Quelles sont vos astuces pour retenir les informations sur le long terme ?
L’information dans la mémoire à court terme est assez éphémère, elle dure une trentaine de secondes. D’abord, pour retenir les informations, il faut être attentif. Ensuite, c’est grâce à notre capacité à associer les informations entre elles que l’on va pouvoir les encoder et les retenir sur le long terme. L’idée est de transformer une information inconnue en quelque chose qui nous est plus familier.
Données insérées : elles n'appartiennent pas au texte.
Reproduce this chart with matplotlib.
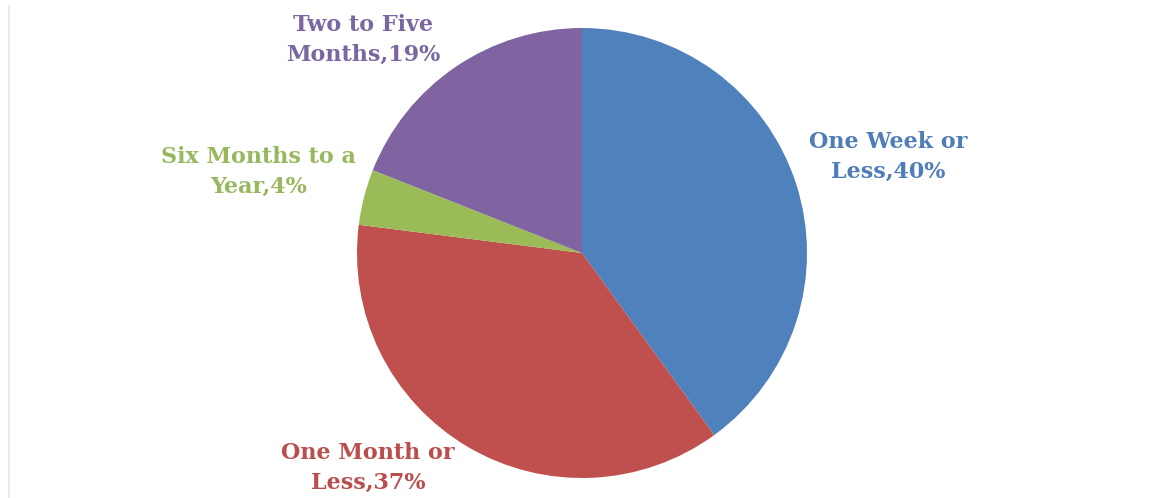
import matplotlib.pyplot as plt
from matplotlib.lines import Line2D

# data
categories = ["One Week or\nLess", "One Month or\nLess", "Six Months to a\nYear", "Two to Five\nMonths"]
shares = [40, 37, 4, 19]
colors = ["#4F81BD", "#C0504D", "#9BBB59", "#8064A2"]
text_colors = ["#4F7DB8", "#BA4E4C", "#98B860", "#7A66A0"]

W, H = 1149, 498
fig = plt.figure(figsize=(W / 100, H / 100), dpi=100)
ax = fig.add_axes([0, 0, 1, 1])

ax.pie(shares, colors=colors, startangle=90, counterclock=False,
       center=(582, H - 253), radius=225, wedgeprops=dict(linewidth=0))

ax.set_xlim(0, W)
ax.set_ylim(0, H)
ax.set_aspect("equal")
ax.axis("off")

# label positions (pixel centre of each label block)
label_pos = [(888, 157), (368, 468), (258, 172), (363, 40)]
for cat, val, tc, (px, py) in zip(categories, shares, text_colors, label_pos):
    ax.text(px, H - py, f"{cat},{val}%", ha="center", va="center",
            fontsize=16, fontweight="bold", family="DejaVu Serif",
            color=tc, linespacing=1.45)

# faint frame edge on the left
fig.add_artist(Line2D([8.5 / W, 8.5 / W], [0, 1 - 6 / H], transform=fig.transFigure,
                      color="#e6e6e6", linewidth=1.2))

fig.savefig("out.png", dpi=100)
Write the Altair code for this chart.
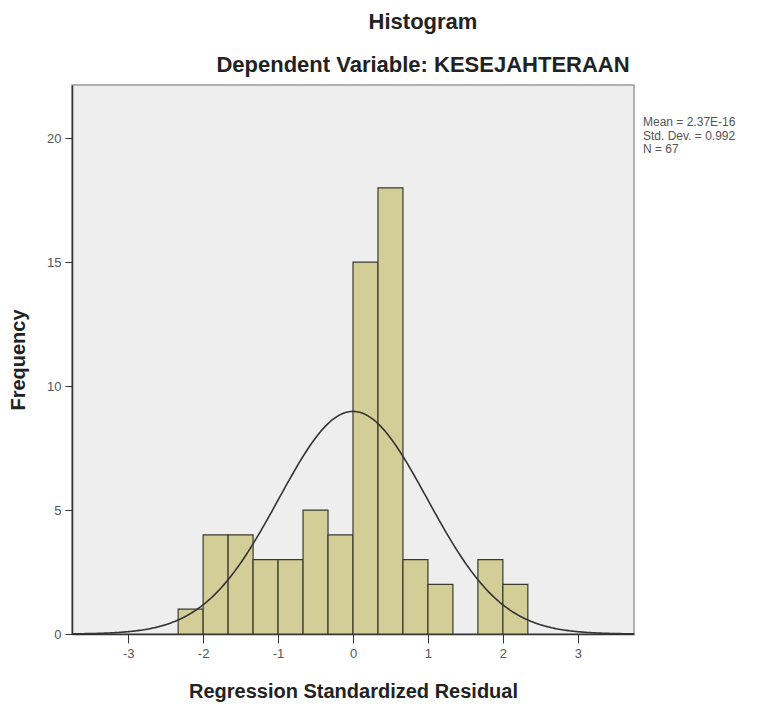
import altair as alt
import pandas as pd

# ---- data ----
bin_lower = [-2.3333, -2.0, -1.6667, -1.3333, -1.0, -0.6667, -0.3333,
             0.0, 0.3333, 0.6667, 1.0, 1.6667, 2.0]
bin_upper = [-2.0, -1.6667, -1.3333, -1.0, -0.6667, -0.3333, 0.0,
             0.3333, 0.6667, 1.0, 1.3333, 2.0, 2.3333]
frequency = [1, 4, 4, 3, 3, 5, 4, 15, 18, 3, 2, 3, 2]

mean_val = 2.37e-16
std_dev = 0.992
n_obs = 67
bin_width = 1.0 / 3.0

stats_lines = ["Mean = 2.37E-16", "Std. Dev. = 0.992", "N = 67"]
title_text = "Histogram"
subtitle_text = "Dependent Variable: KESEJAHTERAAN"
x_title = "Regression Standardized Residual"
y_title = "Frequency"
x_ticks = [-3, -2, -1, 0, 1, 2, 3]
y_ticks = [0, 5, 10, 15, 20]

FONT = "Liberation Sans"
W, H = 562, 549

bars_df = pd.DataFrame({"lo": bin_lower, "hi": bin_upper, "freq": frequency})

xscale = alt.Scale(domain=[-3.75, 3.75], nice=False, zero=False)
yscale = alt.Scale(domain=[0, 22.15], nice=False)

x_axis = alt.Axis(
    values=x_ticks, labelExpr="'' + datum.value", grid=False,
    domainColor="#333333", domainWidth=1.5, tickColor="#333333", tickSize=9,
    labelColor="#555555", labelFontSize=13, labelPadding=4, labelFont=FONT,
    title=x_title, titleFont=FONT, titleFontSize=20, titleFontWeight="bold",
    titleColor="#222222", titleX=W / 2, titleY=57, titleAlign="center",
    titleBaseline="middle",
)
y_axis = alt.Axis(
    values=y_ticks, grid=False,
    domainColor="#333333", domainWidth=1.5, tickColor="#333333", tickSize=7,
    labelColor="#555555", labelFontSize=13, labelPadding=4, labelFont=FONT,
    title=y_title, titleFont=FONT, titleFontSize=20, titleFontWeight="bold",
    titleColor="#222222", titleX=-54, titleY=H / 2, titleAngle=-90,
    titleAlign="center", titleBaseline="middle",
)

bars = alt.Chart(bars_df).mark_bar(
    fill="#D3CE97", stroke="#3A3A2E", strokeWidth=1.2
).encode(
    x=alt.X("lo:Q", scale=xscale, axis=x_axis),
    x2="hi:Q",
    y=alt.Y("freq:Q", scale=yscale, axis=y_axis),
    y2=alt.datum(0),
)

curve = alt.Chart(alt.sequence(-3.75, 3.7501, 0.02, as_="x")).transform_calculate(
    dens=f"{n_obs} * {bin_width} * exp(-0.5 * pow((datum.x - {mean_val}) / {std_dev}, 2)) / ({std_dev} * sqrt(2 * PI))"
).mark_line(color="#333333", strokeWidth=1.6).encode(
    x=alt.X("x:Q", scale=xscale),
    y=alt.Y("dens:Q", scale=yscale),
)

one = pd.DataFrame({"k": [0]})

title_mark = alt.Chart(one).mark_text(
    text=title_text, font=FONT, fontSize=22, fontWeight="bold",
    color="#222222", align="center", baseline="alphabetic",
).encode(x=alt.value(351), y=alt.value(-56))

subtitle_mark = alt.Chart(one).mark_text(
    text=subtitle_text, font=FONT, fontSize=22, fontWeight="bold",
    color="#222222", align="center", baseline="alphabetic",
).encode(x=alt.value(351), y=alt.value(-13))

stats_mark = alt.Chart(one).mark_text(
    text=stats_lines, font=FONT, fontSize=12, color="#555555",
    align="left", baseline="middle", lineHeight=13.5,
).encode(x=alt.value(571), y=alt.value(37))

chart = alt.layer(bars, curve, title_mark, subtitle_mark, stats_mark).properties(
    width=W, height=H,
    autosize=alt.AutoSizeParams(type="none"),
    padding={"left": 72, "top": 85, "right": 761 - 72 - W, "bottom": 704 - 85 - H},
    background="white",
).configure_view(
    fill="#EEEEEE", stroke="#9A9A9A", strokeWidth=1.5,
)

chart.save("out.html", embed_options={"renderer": "svg", "actions": False})
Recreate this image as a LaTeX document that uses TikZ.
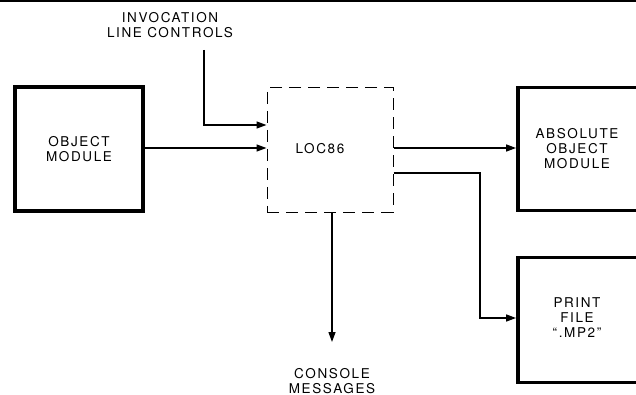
\documentclass[tikz,border=0pt]{standalone}
\usepackage{fontspec}
\setmainfont{TeX Gyre Heros}[LetterSpace=12]
\usetikzlibrary{arrows.meta}
\begin{document}
\begin{tikzpicture}[x=1pt,y=-1pt,
  lbl/.style={font=\fontsize{13.5}{15}\selectfont, align=center, inner sep=0pt},
  thickbox/.style={draw, line width=3.8pt, inner sep=0pt},
  dashbox/.style={draw, line width=1pt, dash pattern=on 12pt off 7pt, inner sep=0pt},
  conn/.style={line width=1.3pt, -{Triangle[length=10pt,width=7pt]}}
]
\useasboundingbox (0,0) rectangle (636,395);
\clip (0,0) rectangle (636,395);
\draw[line width=1.5pt] (0,1) -- (636,1);
% boxes
\node[thickbox, minimum width=128pt, minimum height=124pt] (obj) at (79,149) {};
\node[lbl] at (obj.center) {OBJECT\\MODULE};
\node[dashbox, minimum width=126pt, minimum height=124pt] (loc) at (330,150) {};
\node[lbl] at (320,149) {LOC86};
\node[thickbox, minimum width=140pt, minimum height=123pt] (abs) at (588,149) {};
\node[lbl] at (577,149) {ABSOLUTE\\OBJECT\\MODULE};
\node[thickbox, minimum width=140pt, minimum height=125pt] (prt) at (588,320) {};
\node[lbl] at (577,318) {PRINT\\FILE\\``.MP2''};
% labels
\node[lbl] (inv) at (170,25) {INVOCATION\\LINE CONTROLS};
\node[lbl] (con) at (332,381) {CONSOLE\\MESSAGES};
\coordinate (invtop) at (204,50);
\coordinate (contip) at (332,342);
% connectors
\draw[conn] (invtop) |- (loc.west |- 0,125);
\draw[conn] (obj.east |- 0,148) -- (loc.west |- 0,148);
\draw[conn] (loc.east |- 0,148) -- (abs.west |- 0,148);
\draw[conn] (loc.east |- 0,173) -- (480,173) |- (prt.west |- 0,318);
\draw[conn] (loc.south -| contip) -- (contip);
\end{tikzpicture}
\end{document}
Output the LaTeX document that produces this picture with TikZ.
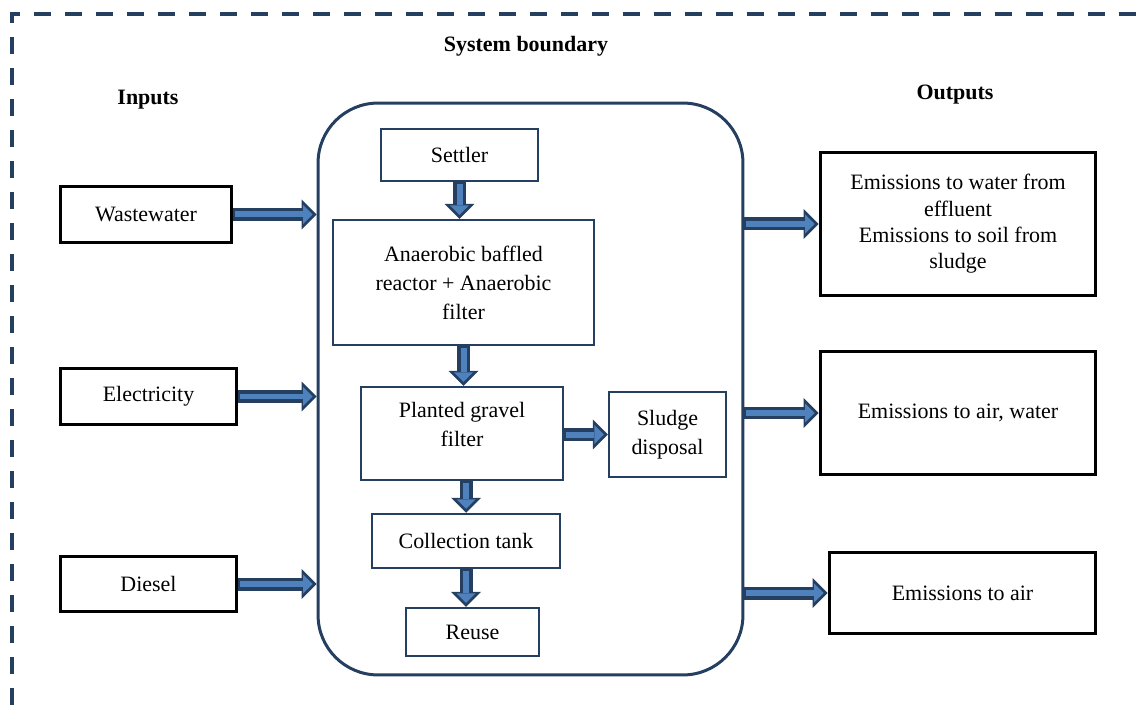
\documentclass[tikz,border=0pt]{standalone}
\usepackage{fontspec}
\setmainfont{Liberation Serif}
\usetikzlibrary{arrows.meta,positioning}
\definecolor{navyline}{HTML}{243F60}
\definecolor{flowfill}{HTML}{4F81BD}
\tikzset{every node/.append style={align=center}}
\tikzset{
  iobox/.style={draw=black, line width=0.06cm, inner sep=0pt},
  unitbox/.style={draw=navyline, line width=0.05cm, inner sep=0pt},
  headtext/.style={font=\fontsize{12.5}{15}\selectfont\bfseries},
  flowout/.style={draw=navyline, line width=0.26cm, -{Triangle[length=0.3cm,width=0.6cm,line width=0pt]}},
  flowin/.style={draw=flowfill, line width=0.12cm, shorten >=0.08cm, shorten <=0.03cm, -{Triangle[length=0.19cm,width=0.38cm,line width=0pt]}}
}
\newcommand{\flowarrow}[2]{%
  \draw[flowout] #1 -- #2;
  \draw[flowin] #1 -- #2;}

\begin{document}
\begin{tikzpicture}[x=0.02cm, y=-0.02cm, every node/.style={font=\fontsize{12.5}{16.5}\selectfont, align=center}]
  \useasboundingbox (0,0) rectangle (1138,705);
  % system boundary
  \draw[navyline, line width=0.08cm, dash pattern=on 0.34cm off 0.28cm] (12,705) -- (12,14) -- (1138,14);
  \node[headtext] (sysb) at (526,46) {System boundary};
  \node[headtext] (inputs) at (148,100) {Inputs};
  \node[headtext] (outputs) at (955,95) {Outputs};

  % inputs
  \node[iobox, minimum width=3.44cm, minimum height=1.14cm] (ww) at (146,214.5) {Wastewater};
  \node[iobox, minimum width=3.54cm, minimum height=1.14cm] (el) at (148.5,396.5) {Electricity};
  \node[iobox, minimum width=3.54cm, minimum height=1.12cm] (ds) at (148.5,584) {Diesel};

  % treatment system
  \node[draw=navyline, line width=0.06cm, rounded corners=1.2cm, minimum width=8.5cm, minimum height=11.44cm] (sys) at (530.5,389) {};
  \node[unitbox, minimum width=3.14cm, minimum height=1.04cm] (settler) at (459.5,155) {Settler};
  \node[unitbox, minimum width=5.22cm, minimum height=2.5cm] (abr) at (463.5,282.5) {Anaerobic baffled\\reactor + Anaerobic\\filter};
  \node[unitbox, minimum width=4.04cm, minimum height=1.86cm, text depth=0.35cm] (pgf) at (462,433.5) {Planted gravel\\filter};
  \node[unitbox, minimum width=2.34cm, minimum height=1.7cm] (sludge) at (667.5,434.5) {Sludge\\disposal};
  \node[unitbox, minimum width=3.76cm, minimum height=1.08cm] (coll) at (466,541) {Collection tank};
  \node[unitbox, minimum width=2.66cm, minimum height=0.96cm] (reuse) at (472.5,632) {Reuse};

  % outputs
  \node[iobox, minimum width=5.52cm, minimum height=2.88cm, font=\fontsize{12.5}{15}\selectfont] (out1) at (958,224) {Emissions to water from\\effluent\\Emissions to soil from\\sludge};
  \node[iobox, minimum width=5.52cm, minimum height=2.48cm] (out2) at (958,413) {Emissions to air, water};
  \node[iobox, minimum width=5.34cm, minimum height=1.64cm] (out3) at (962.5,593) {Emissions to air};

  % flows
  \flowarrow{(ww.east)}{(ww.east -| sys.west)}
  \flowarrow{(el.east)}{(el.east -| sys.west)}
  \flowarrow{(ds.east)}{(ds.east -| sys.west)}
  \flowarrow{(settler.south)}{(settler.south |- abr.north)}
  \flowarrow{(abr.south)}{(abr.south |- pgf.north)}
  \flowarrow{(pgf.east |- sludge.west)}{(sludge.west)}
  \flowarrow{(coll.north |- pgf.south)}{(coll.north)}
  \flowarrow{(coll.south)}{(coll.south |- reuse.north)}
  \flowarrow{(sys.east |- out1.west)}{(out1.west)}
  \flowarrow{(sys.east |- out2.west)}{(out2.west)}
  \flowarrow{(sys.east |- out3.west)}{(out3.west)}
\end{tikzpicture}
\end{document}
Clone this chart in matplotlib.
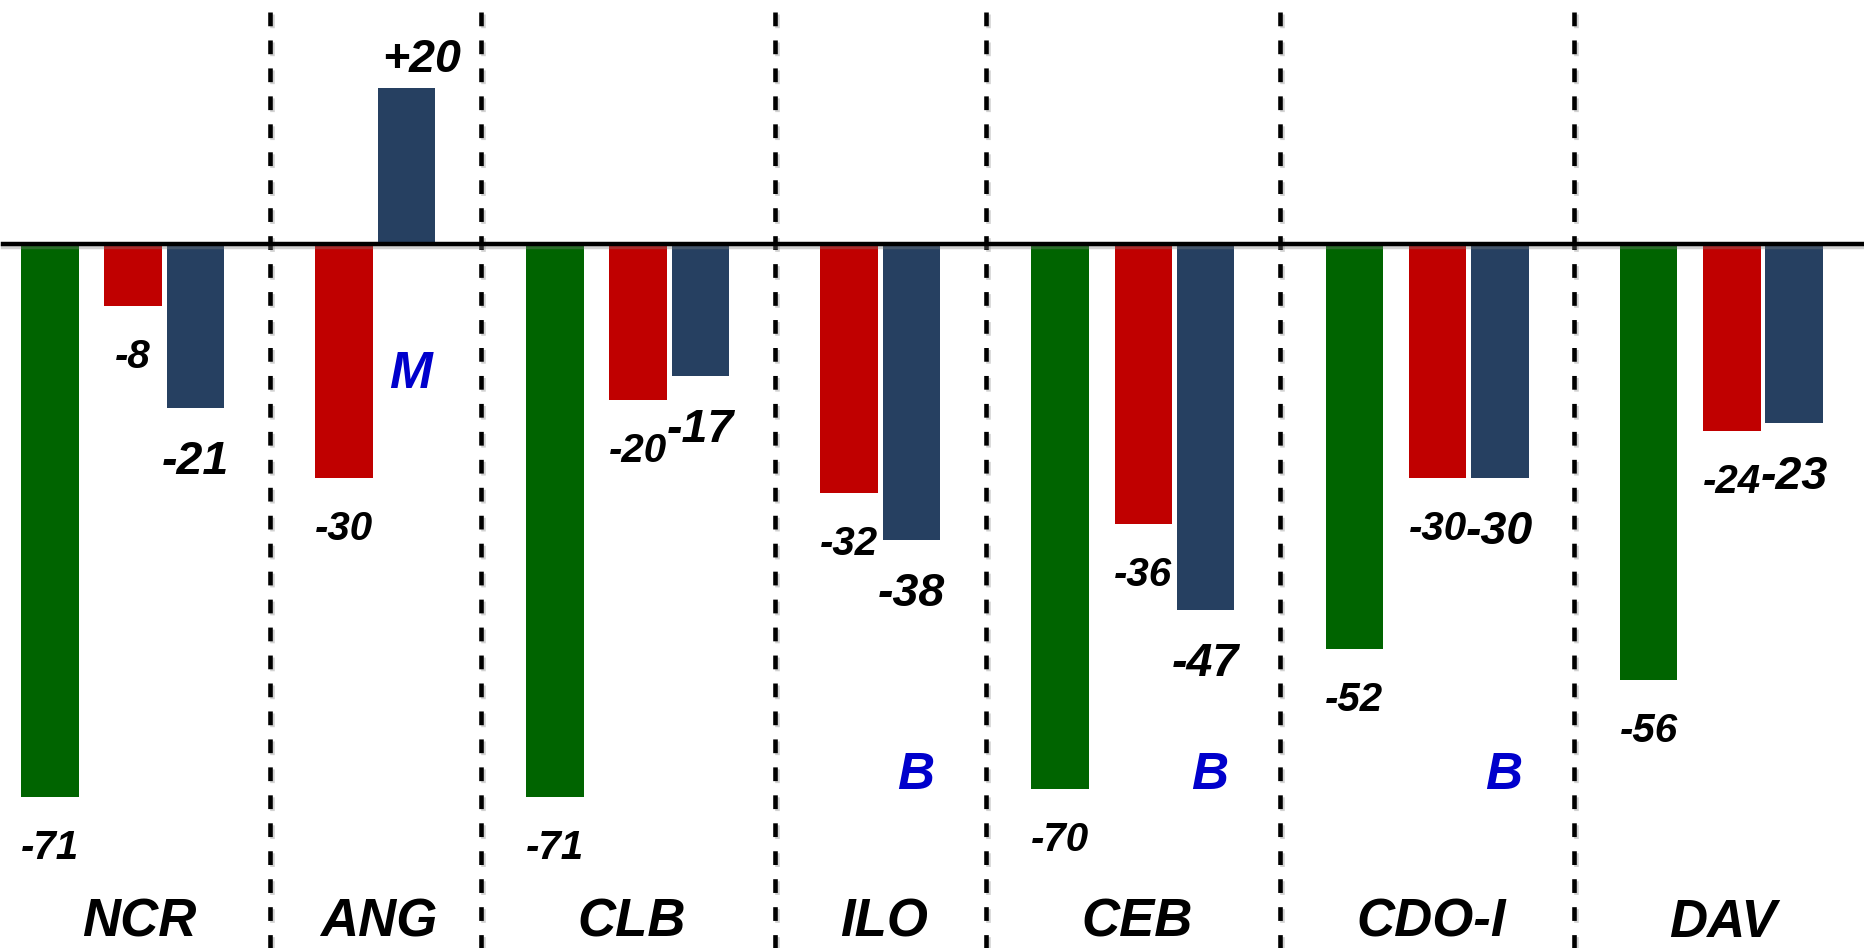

Pouvez-vous nous donner un exemple ?
Prenons l’exemple des dieux grecs et romains, et essayons de nous rappeler que Zeus est l’équivalent de Jupiter, en romain. Si on cherche un lien logique pour s’en souvenir, on peut imaginer un barbu avec de la foudre qui enfile une jupe (pour Jupiter). Ou des œufs (Zeus) en jupe qui dansent (voir ci-contre).
Évidemment, pour que cette information reste longtemps en mémoire, il va falloir la répéter, la réutiliser. Créer cette association et cet imaginaire n’empêche pas de supprimer l’entraînement. En revanche, cette astuce rendra les répétitions plus agréables et moins nécessaires. Au quotidien, on peut facilement faire des petits exercices de ce style pour retenir la liste de course, apprendre du vocabulaire, de la culture générale… •
Le palais mental
Cette technique consiste à conceptualiser un lieu dans sa tête et à y « ranger » les éléments dans des emplacements qui leur sont propres.
Essayons de mémoriser la liste des présidents français à l’aide d’une chambre.
On imaginera, dans ce lieu mental, Louis-Napoléon Bonaparte sous le tapis, avec des escaliers menant à un bel appartement, ou bien un tiers de gâteau reposant sur la table de chevet, pour le président Adolphe Thiers. Et ainsi de suite.